Challenges & Considerations

  • Embedding Bias and Disparate Impact — Models trained on historical hiring data encode past biases. Embedding similarity scores can reflect demographic patterns rather than pure qualification, creating legal exposure under EEOC disparate impact doctrine and the EU AI Act's high-risk AI requirements. Debiasing is non-trivial and can degrade retrieval quality.
  • Resume Data Quality and Sparsity — Embedding quality degrades sharply with sparse or poorly structured input. Candidates with non-linear career paths, employment gaps, or resumes in non-English languages produce noisy embeddings that underperform keyword matching. Systems must handle multilingual embedding spaces and gracefully degrade on thin profiles.
  • Explainability and Recruiter Trust — Recruiters conditioned by years of ATS keyword logic struggle to interpret why a candidate ranked highly when no obvious keyword match exists. Without clear explainability — surfacing which semantic dimensions drove the match — adoption stalls. Regulators in the EU and several US states increasingly require explainable AI in hiring decisions.
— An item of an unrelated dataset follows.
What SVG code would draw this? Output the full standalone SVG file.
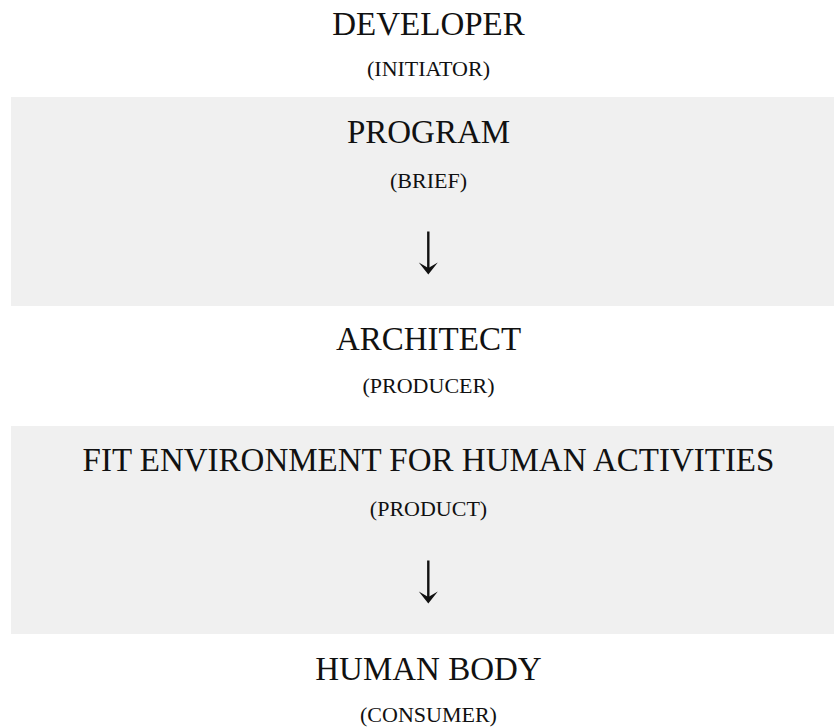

  • Cold Start for New Roles — Unusual or newly created roles lack the historical signal needed to calibrate embeddings. When a company creates a novel function — "AI Infrastructure Lead" or "Climate Risk Analyst" — embedding models may retrieve poor matches because the role sits at a sparse region of the training distribution. Prompt engineering and few-shot examples help but don't fully resolve the problem.
  • Candidate Database Staleness — Talent rediscovery value depends on candidate profiles reflecting current qualifications. A resume submitted in 2020 may be the only signal for a candidate who has since developed substantially different skills. Without mechanisms to refresh or enrich historical profiles, ANN retrieval surfaces stale matches that damage recruiter trust and candidate experience.
  • Integration with Legacy ATS Infrastructure — Most enterprise recruiting operations run on legacy ATS platforms with rigid data schemas and limited API surface. Retrofitting vector search capabilities requires either middleware embedding layers or full platform migration, both of which involve significant change management in organizations where ATS configuration is tightly coupled to compliance workflows.